I'd like to get people's opinion on how and where I can go about finding guns-for-hire that are experts in their field -- think: internal auditors, HR administrators, payroll accountants, network security experts, etc. etc. etc. People that want to get out of the dollars-for-hours grind and form a startup partnership.
Ideally the first 5-10 customers should come from these people, and those customers should be decently sized firms.
The thesis is you solve customers' problems with customized productivity software (this is the startup bit), but are initially introduced to these customers through a hands-on temporary services agreement (hence the need for domain expertise).
Let me know what you think. All ideas and any intros welcome. Thanks.
I would recommend LinkedIn.
Although, some industries experts are not available on LinkedIn. For them you need to figure out the other Community channel like Industrial trade forum, community events etc.
Feel free to connect with me if you required further help.
Subject matter experts are rarely a good source of customers, especially at big firms, and especially in their field of business.
They often deal with many lousy and mediocre service providers. You will be critically questioned in every aspect of your offering, compared with competitors, etc.
SMEs are not decision makers at large firms and they will avoid recommending a new, unproven product to decision makers.
There are exceptions, but you'd have to have a very promising product and offer an unbelievably good deal that won't bring you much revenue (revenue should not be your focus at that phase though).

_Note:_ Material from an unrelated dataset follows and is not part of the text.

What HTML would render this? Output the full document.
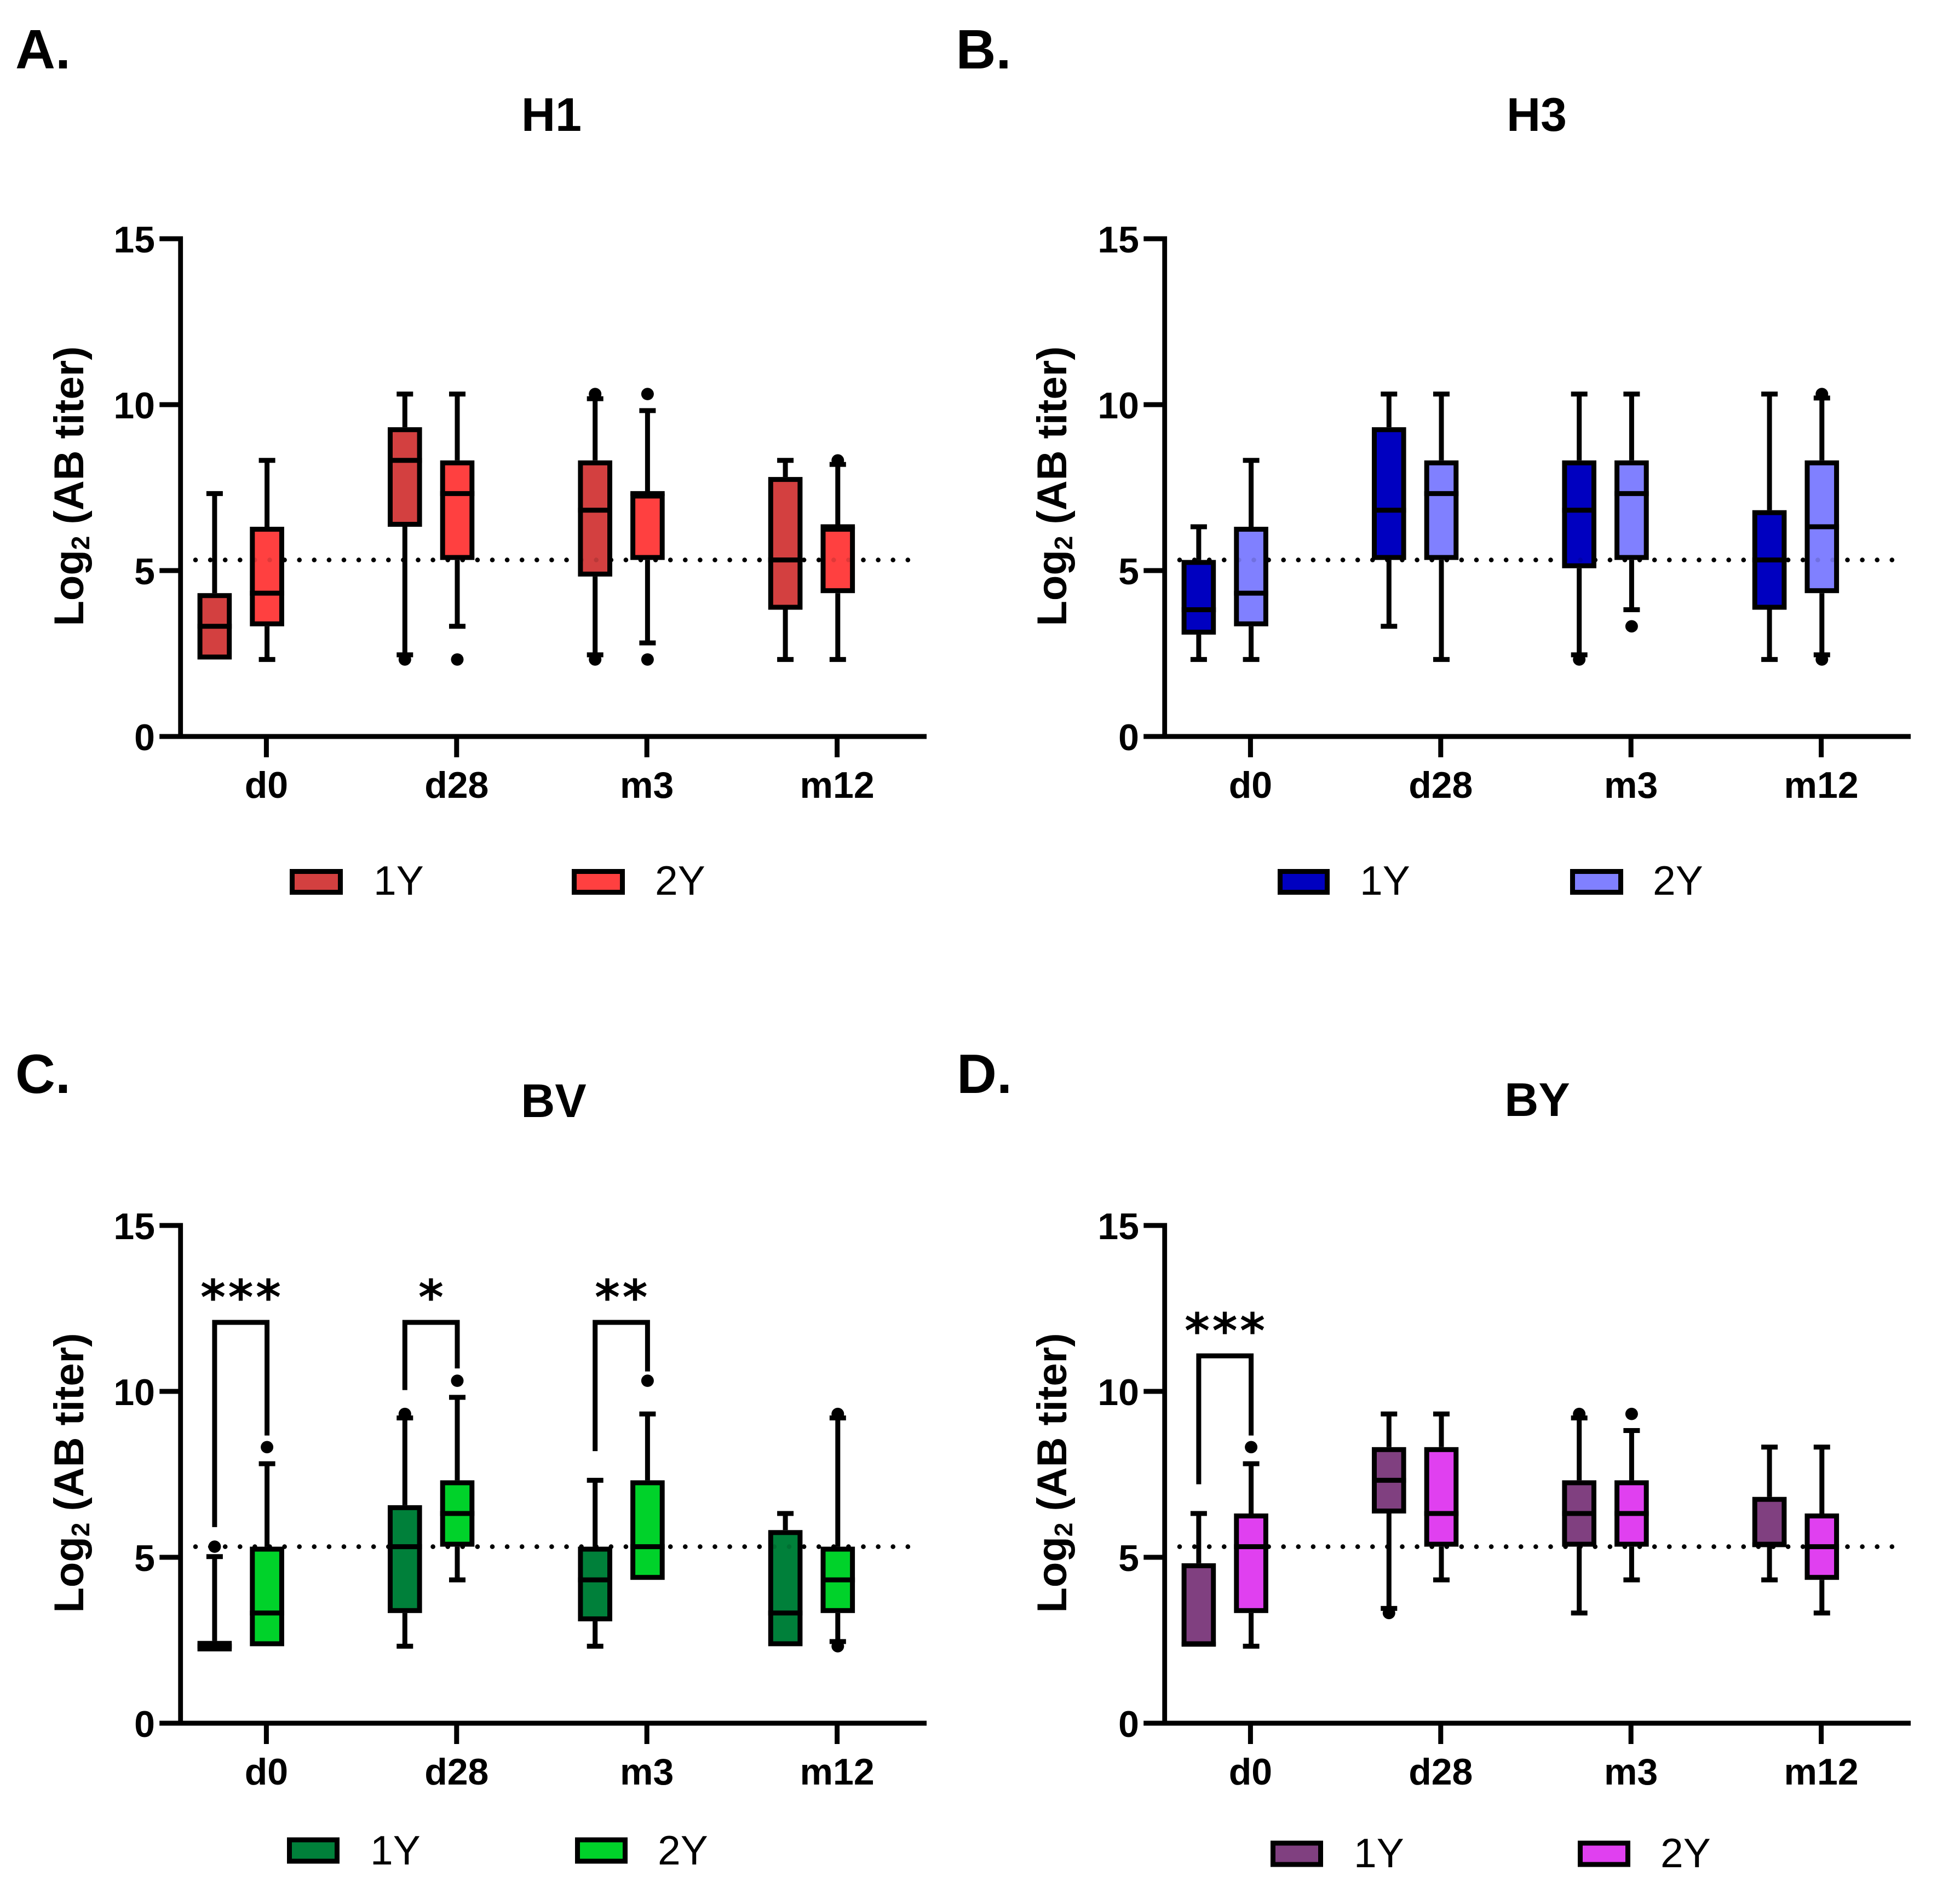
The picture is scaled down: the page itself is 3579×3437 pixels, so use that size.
<!DOCTYPE html>
<html>
<head>
<meta charset="utf-8">
<title>Log2 AB titer box plots</title>
<style>
html,body{margin:0;padding:0;background:#fff;}
svg{display:block;}
text{font-family:"Liberation Sans",Arial,sans-serif;fill:#000;}
.b{font-weight:700;}
</style>
</head>
<body>
<svg id="figure" xmlns="http://www.w3.org/2000/svg" width="3579" height="3437" viewBox="0 0 3579 3437">
<rect x="0" y="0" width="3579" height="3437" fill="#fff"/>

<text class="b" x="28" y="125" font-size="101">A.</text>
<text class="b" x="1745.5" y="125" font-size="101">B.</text>
<text class="b" x="28" y="1996" font-size="101">C.</text>
<text class="b" x="1747" y="1996" font-size="101">D.</text>

<text class="b" text-anchor="middle" x="1007" y="239" font-size="86">H1</text>
<text class="b" text-anchor="middle" x="2806" y="239" font-size="86">H3</text>
<text class="b" text-anchor="middle" x="1011" y="2040" font-size="86">BV</text>
<text class="b" text-anchor="middle" x="2807" y="2038" font-size="86">BY</text>

<text class="b" text-anchor="middle" transform="translate(152,888) rotate(-90)" font-size="76">Log<tspan font-size="46" dy="11">2</tspan><tspan dy="-11"> (AB titer)</tspan></text>
<text class="b" text-anchor="middle" transform="translate(1947,888) rotate(-90)" font-size="76">Log<tspan font-size="46" dy="11">2</tspan><tspan dy="-11"> (AB titer)</tspan></text>
<text class="b" text-anchor="middle" transform="translate(152,2690) rotate(-90)" font-size="76">Log<tspan font-size="46" dy="11">2</tspan><tspan dy="-11"> (AB titer)</tspan></text>
<text class="b" text-anchor="middle" transform="translate(1947,2690) rotate(-90)" font-size="76">Log<tspan font-size="46" dy="11">2</tspan><tspan dy="-11"> (AB titer)</tspan></text>

<rect x="533.5" y="1591.5" width="88" height="38" fill="#d34040" stroke="#000" stroke-width="9"/>
<text x="682" y="1634" font-size="75">1Y</text>
<rect x="1048.5" y="1591.5" width="88" height="38" fill="#ff4040" stroke="#000" stroke-width="9"/>
<text x="1196" y="1634" font-size="75">2Y</text>

<rect x="2337.5" y="1591.5" width="86" height="38" fill="#0000c0" stroke="#000" stroke-width="9"/>
<text x="2483" y="1634" font-size="75">1Y</text>
<rect x="2871.5" y="1591.5" width="88" height="38" fill="#8080ff" stroke="#000" stroke-width="9"/>
<text x="3018" y="1634" font-size="75">2Y</text>

<rect x="528.5" y="3360" width="87" height="39" fill="#00803a" stroke="#000" stroke-width="9"/>
<text x="676" y="3405" font-size="75">1Y</text>
<rect x="1054.5" y="3360" width="87" height="39" fill="#00d22a" stroke="#000" stroke-width="9"/>
<text x="1201" y="3405" font-size="75">2Y</text>

<rect x="2324.5" y="3366" width="87" height="39" fill="#804080" stroke="#000" stroke-width="9"/>
<text x="2472" y="3410" font-size="75">1Y</text>
<rect x="2885.5" y="3366" width="87" height="39" fill="#e040f0" stroke="#000" stroke-width="9"/>
<text x="3032" y="3410" font-size="75">2Y</text>
</svg>

<script>
const categories = ['d0', 'd28', 'm3', 'm12'];
const yTickValues = [0, 5, 10, 15];
const yTickLabels = ['0', '5', '10', '15'];
const thresholdLevel = 5.32;

/* Order of every series: d0-1Y, d0-2Y, d28-1Y, d28-2Y, m3-1Y, m3-2Y, m12-1Y, m12-2Y */
const h1Low = [2.32, 2.32, 2.46, 3.32, 2.46, 2.82, 2.32, 2.32];
const h1Q1 = [2.32, 3.32, 6.32, 5.32, 4.82, 5.32, 3.82, 4.32];
const h1Median = [3.32, 4.32, 8.32, 7.32, 6.82, 7.32, 5.32, 6.32];
const h1Q3 = [4.32, 6.32, 9.32, 8.32, 8.32, 7.32, 7.82, 6.32];
const h1High = [7.32, 8.32, 10.32, 10.32, 10.18, 9.82, 8.32, 8.2];
const h1Outliers = [[], [], [2.32], [2.32], [10.32, 2.32], [10.32, 2.32], [], [8.32]];

const h3Low = [2.32, 2.32, 3.32, 2.32, 2.46, 3.82, 2.32, 2.46];
const h3Q1 = [3.07, 3.32, 5.32, 5.32, 5.07, 5.32, 3.82, 4.32];
const h3Median = [3.82, 4.32, 6.82, 7.32, 6.82, 7.32, 5.32, 6.32];
const h3Q3 = [5.32, 6.32, 9.32, 8.32, 8.32, 8.32, 6.82, 8.32];
const h3High = [6.32, 8.32, 10.32, 10.32, 10.32, 10.32, 10.32, 10.2];
const h3Outliers = [[], [], [], [], [2.32], [3.32], [], [10.32, 2.32]];

const bvLow = [2.32, 2.32, 2.32, 4.32, 2.32, 4.32, 2.32, 2.46];
const bvQ1 = [2.165, 2.32, 3.32, 5.32, 3.07, 4.32, 2.32, 3.32];
const bvMedian = [2.32, 3.32, 5.32, 6.32, 4.32, 5.32, 3.32, 4.32];
const bvQ3 = [2.48, 5.32, 6.57, 7.32, 5.32, 7.32, 5.82, 5.32];
const bvHigh = [5.02, 7.82, 9.2, 9.82, 7.32, 9.32, 6.32, 9.2];
const bvOutliers = [[5.32], [8.32], [9.32], [10.32], [], [10.32], [], [9.32, 2.32]];

const byLow = [2.32, 2.32, 3.46, 4.32, 3.32, 4.32, 4.32, 3.32];
const byQ1 = [2.32, 3.32, 6.32, 5.32, 5.32, 5.32, 5.32, 4.32];
const byMedian = [2.38, 5.32, 7.32, 6.32, 6.32, 6.32, 5.38, 5.32];
const byQ3 = [4.82, 6.32, 8.32, 8.32, 7.32, 7.32, 6.82, 6.32];
const byHigh = [6.32, 7.82, 9.32, 9.32, 9.2, 8.82, 8.32, 8.32];
const byOutliers = [[], [8.32], [3.32], [], [9.32], [9.32], [], []];

const bvBracketGroups = [0, 1, 2];
const bvBracketTop = [12.08, 12.08, 12.08];
const bvBracketLeftEnd = [5.91, 10.04, 8.2];
const bvBracketRightEnd = [8.67, 10.69, 10.6];
const bvBracketStars = ['***', '*', '**'];

const byBracketGroups = [0];
const byBracketTop = [11.07];
const byBracketLeftEnd = [7.2];
const byBracketRightEnd = [8.67];
const byBracketStars = ['***'];

const h1Colors = ['#d34040', '#ff4040'];
const h3Colors = ['#0000c0', '#8080ff'];
const bvColors = ['#00803a', '#00d22a'];
const byColors = ['#804080', '#e040f0'];

const NS = 'http://www.w3.org/2000/svg';
const svg = document.getElementById('figure');

/* panel-local axis functions (coordinates of panel A, other panels are translated groups) */
function yScale(v) { return 1345 - v * 60.6; }
function xCategory(i) { return 486.4 + i * 347.4; }
function xBox(seriesIndex) {
  const cat = Math.floor(seriesIndex / 2);
  return xCategory(cat) + (seriesIndex % 2 === 0 ? -94.5 : 1.2);
}
function node(tag, attrs, parent) {
  const n = document.createElementNS(NS, tag);
  for (const k in attrs) n.setAttribute(k, attrs[k]);
  parent.appendChild(n);
  return n;
}

function drawAxes(g, key) {
  const axisX = 329.7;
  let el = node('line', { x1: axisX, x2: axisX, y1: yScale(15) - 4.5, y2: yScale(0) + 4.5, stroke: '#000', 'stroke-width': 8.8 }, g);
  
  
  el = node('line', { x1: 291.3, x2: 1692, y1: yScale(0), y2: yScale(0), stroke: '#000', 'stroke-width': 9 }, g);
  
  
  yTickValues.forEach(function (v, i) {
    const t = node('line', { x1: 291.3, x2: axisX, y1: yScale(v), y2: yScale(v), stroke: '#000', 'stroke-width': 9 }, g);
    
    
    const l = node('text', { x: 283, y: yScale(v) + 25, 'text-anchor': 'end', 'font-size': 68, 'font-weight': 700 }, g);
    l.textContent = yTickLabels[i];
    
    
  });
  categories.forEach(function (c, i) {
    const t = node('line', { x1: xCategory(i), x2: xCategory(i), y1: yScale(0), y2: yScale(0) + 38, stroke: '#000', 'stroke-width': 9 }, g);
    
    
    const l = node('text', { x: xCategory(i), y: 1457, 'text-anchor': 'middle', 'font-size': 68, 'font-weight': 700 }, g);
    l.textContent = c;
    
    
  });
}

function drawThreshold(g, key, stroke, suffix) {
  const el = node('line', { x1: 357, x2: 1668, y1: yScale(thresholdLevel), y2: yScale(thresholdLevel), stroke: stroke, 'stroke-width': 8.6, 'stroke-linecap': 'round', 'stroke-dasharray': '0 27.1' }, g);
  
  
}

function drawBox(g, key, i, low, q1, med, q3, high, outliers, colors) {
  const cx = xBox(i);
  const label = key + '-' + categories[Math.floor(i / 2)] + '-' + (i % 2 === 0 ? '1y' : '2y');
  const capHalf = 15;
  const boxHalf = 31.3;
  const sw = 9;

  if (high > q3) {
    const upper = node('line', { x1: cx, x2: cx, y1: yScale(high), y2: yScale(q3), stroke: '#000', 'stroke-width': sw }, g);
    
    
    const capHigh = node('line', { x1: cx - capHalf, x2: cx + capHalf, y1: yScale(high), y2: yScale(high), stroke: '#000', 'stroke-width': sw }, g);
    
    
  }
  if (low < q1) {
    const lower = node('line', { x1: cx, x2: cx, y1: yScale(q1), y2: yScale(low), stroke: '#000', 'stroke-width': sw }, g);
    
    
    const capLow = node('line', { x1: cx - capHalf, x2: cx + capHalf, y1: yScale(low), y2: yScale(low), stroke: '#000', 'stroke-width': sw }, g);
    
    
  }

  const top = yScale(q3);
  const bottom = yScale(q1);
  const box = node('rect', {
    x: cx - boxHalf + sw / 2,
    y: top + sw / 2,
    width: 2 * boxHalf - sw,
    height: Math.max(0.5, bottom - top - sw),
    fill: colors[i % 2],
    stroke: '#000',
    'stroke-width': sw
  }, g);
  
  

  const m = node('line', { x1: cx - boxHalf, x2: cx + boxHalf, y1: yScale(med), y2: yScale(med), stroke: '#000', 'stroke-width': sw }, g);
  
  

  outliers.forEach(function (v) {
    const o = node('ellipse', { cx: cx, cy: yScale(v), rx: 11.5, ry: 11.3, fill: '#000' }, g);
    
    
  });
}

function drawBrackets(g, key, groups, tops, lefts, rights, stars) {
  groups.forEach(function (cat, i) {
    const xl = xBox(cat * 2);
    const xr = xBox(cat * 2 + 1);
    const d = 'M' + xl + ' ' + yScale(lefts[i]) + 'V' + yScale(tops[i]) + 'H' + xr + 'V' + yScale(rights[i]);
    const p = node('path', { d: d, fill: 'none', stroke: '#000', 'stroke-width': 9, 'stroke-linejoin': 'miter' }, g);
    
    
    const t = node('text', { x: (xl + xr) / 2 + 2, y: yScale(tops[i]) - 15, 'text-anchor': 'middle', 'font-size': 88, 'font-weight': 700, 'letter-spacing': 4.5 }, g);
    t.style.fontFamily = '"DejaVu Sans", sans-serif';
    t.textContent = stars[i];
    
    
  });
}

function drawPanel(key, dx, dy, low, q1, med, q3, high, outliers, colors) {
  const g = node('g', { transform: 'translate(' + dx + ',' + dy + ')' }, svg);
  
  
  drawThreshold(g, key, '#000', '-threshold-line');
  low.forEach(function (_, i) {
    drawBox(g, key, i, low[i], q1[i], med[i], q3[i], high[i], outliers[i], colors);
  });
  /* faint second pass: the threshold dots show through the box fills */
  drawThreshold(g, key, 'rgba(0,0,0,0.12)', '-threshold-line-overlay');
  drawAxes(g, key);
  return g;
}

drawPanel('h1', 0, 0, h1Low, h1Q1, h1Median, h1Q3, h1High, h1Outliers, h1Colors);
drawPanel('h3', 1797, 0, h3Low, h3Q1, h3Median, h3Q3, h3High, h3Outliers, h3Colors);
const bvGroup = drawPanel('bv', 0, 1802, bvLow, bvQ1, bvMedian, bvQ3, bvHigh, bvOutliers, bvColors);
const byGroup = drawPanel('by', 1797, 1802, byLow, byQ1, byMedian, byQ3, byHigh, byOutliers, byColors);
drawBrackets(bvGroup, 'bv', bvBracketGroups, bvBracketTop, bvBracketLeftEnd, bvBracketRightEnd, bvBracketStars);
drawBrackets(byGroup, 'by', byBracketGroups, byBracketTop, byBracketLeftEnd, byBracketRightEnd, byBracketStars);
</script>
</body>
</html>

SMEs do make good startup partners. Especialy SMEs that have net worth at the level where they do not need reliable stable income. You will still be critically assessed before you get any commitment.
Consider attracting your SMEs from late-stage start-ups or post-IPO companies.
What you're describing sounds like the people who work for consulting firms like Booz Allen Hamilton and others. Booz hires SMEs with significant credentials, and then assigns them on a project basis to solve client issues. Typically they work for a consulting firm because they like being experts, not being salespeople. And they don't find the hours a grind, they find the reliability of steady income better than the unpredictability of having to market themselves, compete with consultancy firms, and not have a steady stream of work.
Those who are interested in being independent consultants (such as your partnership) typically work for themselves in a single expertise area and aren't interested in joining a collective, otherwise they would have joined a consultancy firm. Clients don't tend to be full-service, meaning they hire temporary services for a single area, not multiple, so those "partners" bringing you customers isn't actually bringing you customers. They're just handing over business they could have kept for themselves. I know each time I have hired out expertise, it is a limited scope and there is no departmental crossover. I prefer very narrow specialists, not a full range of expert services.
It sounds like you're re-inventing the wheel a bit, and not in a new/different way. Do some homework and make a list of your assumptions for this business idea, then go test those assumptions to make sure you are not guessing incorrectly.